If a process doesn't have enough frames to hold its current working set or locality (the set of pages it's actively using), it will constantly page fault. It replaces a page it needs almost immediately, leading to more faults. This state of excessive paging and low CPU utilization is called Thrashing. The process spends more time paging than executing!

If the OS observes low CPU utilization, it might mistakenly increase the degree of multiprogramming, admitting more processes, which further reduces the frames available per process and worsens the thrashing!

How to deal with thrashing?

Locality Model: Processes move between localities (sets of actively used pages). Thrashing occurs if the sum of the sizes of the current localities (Σ WSSi) exceeds the total available physical memory (m). The OS should ensure a process has enough frames for its current locality.
Working-Set Model (WSM): Tries to estimate the locality size (WSS) for each process using a working-set window (Δ, a number of recent page references). The set of unique pages referenced in the last Δ references is the working set. If the total demand D = Σ WSSi exceeds physical frames m, the OS should suspend some processes to prevent thrashing.
Page-Fault Frequency (PFF): A more direct approach. Monitor the page fault rate for each process. Establish upper and lower bounds for an acceptable rate.
- If rate > upper bound -> process needs more frames.
- If rate < lower bound -> process might have too many frames (can take one away).
- If the rate is high and no free frames are available, suspend a process.

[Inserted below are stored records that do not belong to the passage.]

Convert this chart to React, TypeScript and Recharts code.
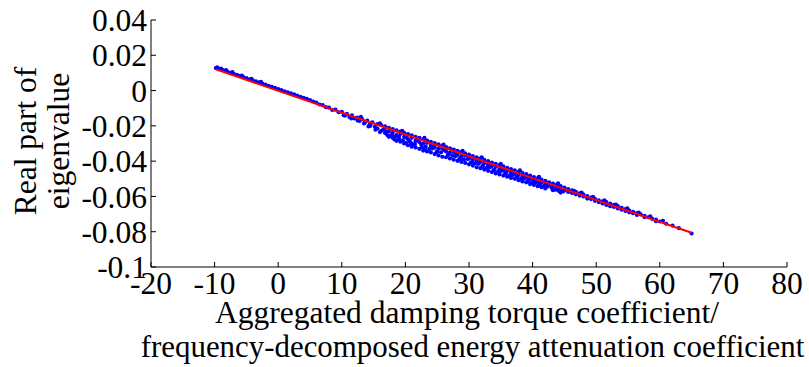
import React from "react";
import { ScatterChart, Scatter, XAxis, YAxis } from "recharts";

// scatter points, [x, y]
const headPoints: [number, number][] = [
  [-9.8, 0.0128], [-9.6, 0.0131], [-9.5, 0.0126], [-9.2, 0.0121], [-9.0, 0.0124], [-8.8, 0.0118], [-8.4, 0.0112],
  [-8.2, 0.0116], [-8.0, 0.0108], [-7.5, 0.0101], [-7.2, 0.0104], [-7.0, 0.0095], [-6.5, 0.0089], [-6.0, 0.0083],
  [-5.7, 0.0085], [-5.5, 0.0076], [-5.0, 0.0071], [-4.5, 0.0064], [-4.2, 0.0067], [-4.0, 0.0058], [-3.5, 0.0052],
  [-3.0, 0.0046], [-2.7, 0.0049], [-2.5, 0.0039], [-2.0, 0.0034], [-1.5, 0.0027], [-1.0, 0.0021],
  [-0.5, 0.0015], [0, 0.0009], [0.5, 0.0003], [1.0, -0.0004], [1.5, -0.001],
  [2.0, -0.0016], [2.5, -0.0022], [3.0, -0.0028], [3.5, -0.0035], [4.0, -0.0041],
  [4.5, -0.0047], [5.0, -0.0054],
];

const earlyPoints: [number, number][] = [
  [5.5, -0.0062], [6.0, -0.0068], [6.5, -0.0079], [7.0, -0.0082], [7.5, -0.0094],
  [8.0, -0.0097], [8.5, -0.011], [9.0, -0.0108], [9.5, -0.0123], [10.0, -0.012],
  [10.3, -0.014], [10.8, -0.0132], [11.2, -0.015], [11.6, -0.0141], [12.0, -0.0158],
  [12.4, -0.0153], [12.8, -0.0172], [13.2, -0.0162], [13.6, -0.0183], [14.0, -0.017],
  [14.4, -0.0192], [14.8, -0.018], [15.2, -0.0205], [13.0, -0.0149], [14.2, -0.0203],
];

const upperBand: [number, number][] = [
  [15.6, -0.019], [16.2, -0.0196], [16.8, -0.0203], [17.4, -0.0211], [18.0, -0.0218],
  [18.6, -0.0226], [19.2, -0.0232], [19.8, -0.024], [20.4, -0.0247], [21.0, -0.0254],
  [21.6, -0.0262], [22.2, -0.0268], [22.8, -0.0276], [23.4, -0.0283], [24.0, -0.029],
  [24.6, -0.0298], [25.2, -0.0305], [25.8, -0.0312], [26.4, -0.032], [27.0, -0.0327],
  [27.6, -0.0334], [28.2, -0.0342], [28.8, -0.0348], [29.4, -0.0356], [30.0, -0.0363],
  [30.6, -0.0371], [31.2, -0.0378], [31.8, -0.0385], [32.4, -0.0393], [33.0, -0.04],
  [33.6, -0.0408], [34.2, -0.0415], [34.8, -0.0422], [35.4, -0.043], [36.0, -0.0438],
  [36.6, -0.0445], [37.2, -0.0452], [37.8, -0.046], [38.4, -0.0467], [39.0, -0.0474],
  [39.6, -0.0482], [40.2, -0.049], [40.8, -0.0497], [41.4, -0.0505], [42.0, -0.0512],
  [42.6, -0.052], [43.2, -0.0527], [43.8, -0.0535], [44.4, -0.0542], [45.0, -0.055],
  [16.0, -0.0186], [19.5, -0.0229], [23.0, -0.0268], [26.0, -0.0306], [29.0, -0.0342],
  [32.0, -0.0378], [35.0, -0.0415], [38.0, -0.0452], [41.0, -0.0489], [44.0, -0.0526],
];

const middleBand: [number, number][] = [
  [15.6, -0.0215], [16.2, -0.0228], [16.8, -0.0212], [17.4, -0.0232], [18.0, -0.024],
  [18.6, -0.0252], [19.2, -0.0246], [19.8, -0.0262], [20.4, -0.0275], [21.0, -0.0268],
  [21.6, -0.0285], [22.2, -0.0292], [22.8, -0.03], [23.4, -0.0296], [24.0, -0.0312],
  [24.6, -0.0322], [25.2, -0.033], [25.8, -0.0328], [26.4, -0.0345], [27.0, -0.0352],
  [27.6, -0.0348], [28.2, -0.0365], [28.8, -0.0372], [29.4, -0.0368], [30.0, -0.0385],
  [30.6, -0.0392], [31.2, -0.0398], [31.8, -0.0405], [32.4, -0.0412], [33.0, -0.042],
  [33.6, -0.0428], [34.2, -0.0432], [34.8, -0.0445], [35.4, -0.045], [36.0, -0.0455],
  [36.6, -0.0465], [37.2, -0.047], [37.8, -0.0478], [38.4, -0.0488], [39.0, -0.049],
  [39.6, -0.05], [40.2, -0.0508], [40.8, -0.0515], [41.4, -0.052], [42.0, -0.053],
  [42.6, -0.0538], [43.2, -0.0545], [43.8, -0.0552], [44.4, -0.056], [45.0, -0.0566],
  [16.5, -0.0222], [17.9, -0.0252], [19.0, -0.0262], [20.7, -0.0288], [22.5, -0.0305],
  [24.3, -0.0328], [26.1, -0.0338], [27.9, -0.0372], [29.8, -0.0388], [31.5, -0.0415],
  [33.3, -0.0435], [35.1, -0.0456], [36.9, -0.0478], [38.7, -0.0498], [40.5, -0.0522],
  [42.3, -0.0545], [44.1, -0.0568],
];

const fillBand: [number, number][] = [
  [10.5, -0.0142], [11.5, -0.0158], [12.5, -0.017], [13.5, -0.0186], [14.5, -0.02],
  [15.3, -0.0222], [16.0, -0.0235], [17.0, -0.0232], [17.7, -0.0255], [18.4, -0.0262],
  [19.0, -0.0275], [19.6, -0.0282], [20.2, -0.0268], [20.9, -0.0298], [21.5, -0.0303],
  [22.0, -0.0285], [22.6, -0.032], [23.2, -0.0318], [23.8, -0.033], [24.4, -0.0312],
  [25.0, -0.0345], [25.6, -0.035], [26.2, -0.0332], [26.8, -0.0362], [27.4, -0.037],
  [28.0, -0.0355], [28.6, -0.0385], [29.2, -0.039], [29.9, -0.0375], [30.5, -0.0405],
  [31.0, -0.0412], [31.6, -0.0395], [32.2, -0.0428], [32.8, -0.0437], [33.4, -0.0418],
  [34.0, -0.045], [34.6, -0.0458], [35.2, -0.044], [35.8, -0.047], [36.4, -0.048],
  [37.0, -0.0462], [37.6, -0.0492], [38.2, -0.05], [38.8, -0.0483], [39.4, -0.0512],
  [40.0, -0.052], [40.6, -0.0503], [41.2, -0.053], [41.8, -0.054], [42.4, -0.0525],
  [43.0, -0.0552], [43.6, -0.0562], [44.2, -0.0548], [44.8, -0.0572],
];

const lowerBand: [number, number][] = [
  [16.8, -0.024], [17.4, -0.0262], [18.0, -0.0268], [18.6, -0.0285], [19.2, -0.029],
  [19.8, -0.03], [20.4, -0.031], [21.0, -0.0318], [21.6, -0.0322], [22.2, -0.033],
  [22.8, -0.034], [23.4, -0.0345], [24.0, -0.035], [24.6, -0.036], [25.2, -0.0368],
  [25.8, -0.0375], [26.4, -0.0378], [27.0, -0.0385], [27.6, -0.0392], [28.2, -0.0398],
  [28.8, -0.0405], [29.4, -0.041], [30.0, -0.0418], [30.6, -0.0425], [31.2, -0.0435],
  [31.8, -0.044], [32.4, -0.0448], [33.0, -0.0455], [33.6, -0.0462], [34.2, -0.047],
  [34.8, -0.0475], [35.4, -0.0482], [36.0, -0.0488], [36.6, -0.0495], [37.2, -0.05],
  [37.8, -0.0508], [38.4, -0.0515], [39.0, -0.052], [39.6, -0.053], [40.2, -0.0535],
  [40.8, -0.0542], [41.4, -0.0548], [42.0, -0.0555], [43.2, -0.0565], [44.4, -0.0578],
  [17.1, -0.0251], [18.3, -0.0277], [20.1, -0.0296], [21.3, -0.0305], [23.1, -0.0328],
  [24.9, -0.0349], [26.7, -0.0365], [28.5, -0.0388], [30.3, -0.0408], [32.1, -0.0428],
  [33.9, -0.045], [35.7, -0.0468], [37.5, -0.0488], [39.3, -0.0508], [41.1, -0.0532],
];

const tailPoints: [number, number][] = [
  [45.6, -0.0558], [45.6, -0.0575], [46.2, -0.0566], [46.2, -0.058], [46.8, -0.0574],
  [46.8, -0.0588], [47.4, -0.0582], [47.4, -0.0595], [48.0, -0.059], [48.0, -0.06],
  [48.6, -0.0598], [48.6, -0.0612], [49.2, -0.0607], [49.2, -0.0615], [49.8, -0.0614],
  [49.8, -0.0625], [50.4, -0.0622], [50.4, -0.0632], [51.0, -0.0628], [51.0, -0.064],
  [51.6, -0.0632], [51.6, -0.0648], [52.2, -0.064], [52.2, -0.0655], [52.8, -0.0648],
  [52.8, -0.066], [53.4, -0.0655], [53.4, -0.0668], [54.0, -0.0665], [54.0, -0.0675],
  [54.6, -0.0672], [54.6, -0.0682], [55.2, -0.068], [55.2, -0.069], [55.8, -0.0688],
  [55.8, -0.0695], [56.4, -0.0695], [56.4, -0.0705], [57.0, -0.0702], [57.6, -0.071],
  [57.6, -0.0718], [58.2, -0.0718], [58.8, -0.0727], [59.4, -0.0732], [59.4, -0.074],
  [60.0, -0.0742], [61.0, -0.0755], [62.0, -0.0765], [63.0, -0.078], [65.0, -0.081],
  [46.5, -0.0568], [47.7, -0.0578], [49.5, -0.0602], [51.3, -0.0622], [53.1, -0.0647],
  [54.9, -0.0668], [56.7, -0.0692], [58.5, -0.0713], [60.5, -0.0738],
];

// fitted straight line end points
const fitLine: [number, number][] = [
  [-9.8, 0.012],
  [65.0, -0.0806],
];

const xTicks = [-20, -10, 0, 10, 20, 30, 40, 50, 60, 70, 80];
const yTicks = [-0.1, -0.08, -0.06, -0.04, -0.02, 0, 0.02, 0.04];

const toRows = (pts: [number, number][]) => pts.map(([x, y]) => ({ x, y }));

const scatterData = toRows([
  ...headPoints,
  ...earlyPoints,
  ...upperBand,
  ...middleBand,
  ...fillBand,
  ...lowerBand,
  ...tailPoints,
]);
const fitData = toRows(fitLine);

const FONT = "Liberation Serif";
const FS = 31.5;

const Dot = (props: any) => (
  <circle cx={props.cx} cy={props.cy} r={2.1} fill="#0000ff" />
);

const NoDot = () => <g />;

const XTitle = (props: any) => {
  const { x, y, width } = props.viewBox;
  const cx = x + width / 2;
  return (
    <g style={{ fontFamily: FONT }} fill="#000">
      <text x={cx - 2} y={y + 56} fontSize={FS} textAnchor="middle">
        Aggregated damping torque coefficient/
      </text>
      <text x={cx + 3.5} y={y + 90} fontSize={30.9} textAnchor="middle">
        frequency-decomposed energy attenuation coefficient
      </text>
    </g>
  );
};

const YTitle = () => {
  const cy = 141;
  return (
    <g style={{ fontFamily: FONT }} fontSize={FS} fill="#000">
      <text x={36} y={cy} textAnchor="middle" transform={`rotate(-90 36 ${cy})`}>
        Real part of
      </text>
      <text x={69} y={cy} textAnchor="middle" transform={`rotate(-90 69 ${cy})`}>
        eigenvalue
      </text>
    </g>
  );
};

export default function App() {
  const tickStyle = { fontFamily: FONT, fontSize: FS, fill: "#000" };
  return (
    <div style={{ position: "absolute", left: 0, top: 0, fontFamily: FONT }}>
      <ScatterChart
        width={809}
        height={367}
        margin={{ top: 20, right: 22, bottom: 0, left: 0 }}
        style={{ fontFamily: FONT }}
      >
        <XAxis
          type="number"
          dataKey="x"
          domain={[-20, 80]}
          ticks={xTicks}
          interval={0}
          height={100}
          tickSize={-5}
          tickMargin={10}
          tick={tickStyle}
          axisLine={{ stroke: "#000" }}
          tickLine={{ stroke: "#000" }}
          label={{ content: XTitle }}
        />
        <YAxis
          type="number"
          dataKey="y"
          domain={[-0.1, 0.04]}
          ticks={yTicks}
          interval={0}
          width={151}
          tickSize={-5}
          tickMargin={9}
          tick={tickStyle}
          tickFormatter={(v: number) => String(v)}
          axisLine={{ stroke: "#000" }}
          tickLine={{ stroke: "#000" }}
          label={{ content: YTitle }}
        />
        <Scatter
          data={scatterData}
          shape={Dot}
          isAnimationActive={false}
        />
        <Scatter
          data={fitData}
          shape={NoDot}
          line={{ stroke: "#ff0000", strokeWidth: 2 }}
          isAnimationActive={false}
        />
      </ScatterChart>
    </div>
  );
}
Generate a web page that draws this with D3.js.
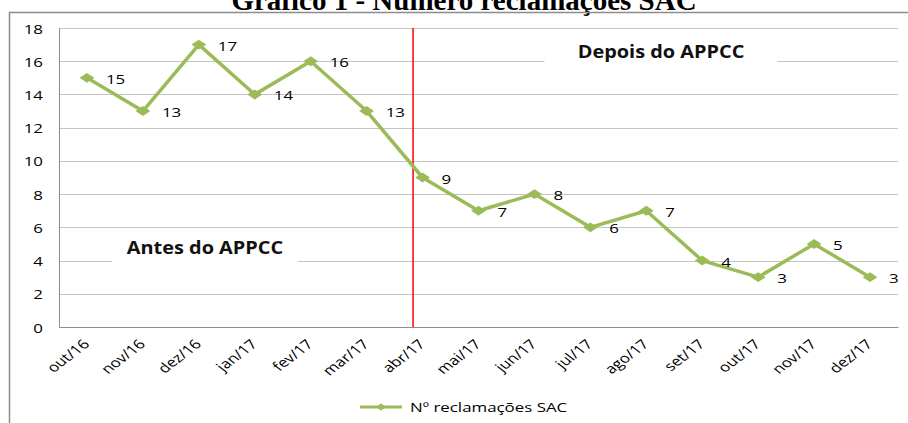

The Memory Management Tapestry

From the simplest partitioning schemes to the complex interplay of demand paging, page replacement, frame allocation, and thrashing prevention, memory management is a rich and critical area of OS design. Virtual memory allows modern systems to run large, numerous applications efficiently, but it relies on these sophisticated techniques working together seamlessly behind the scenes.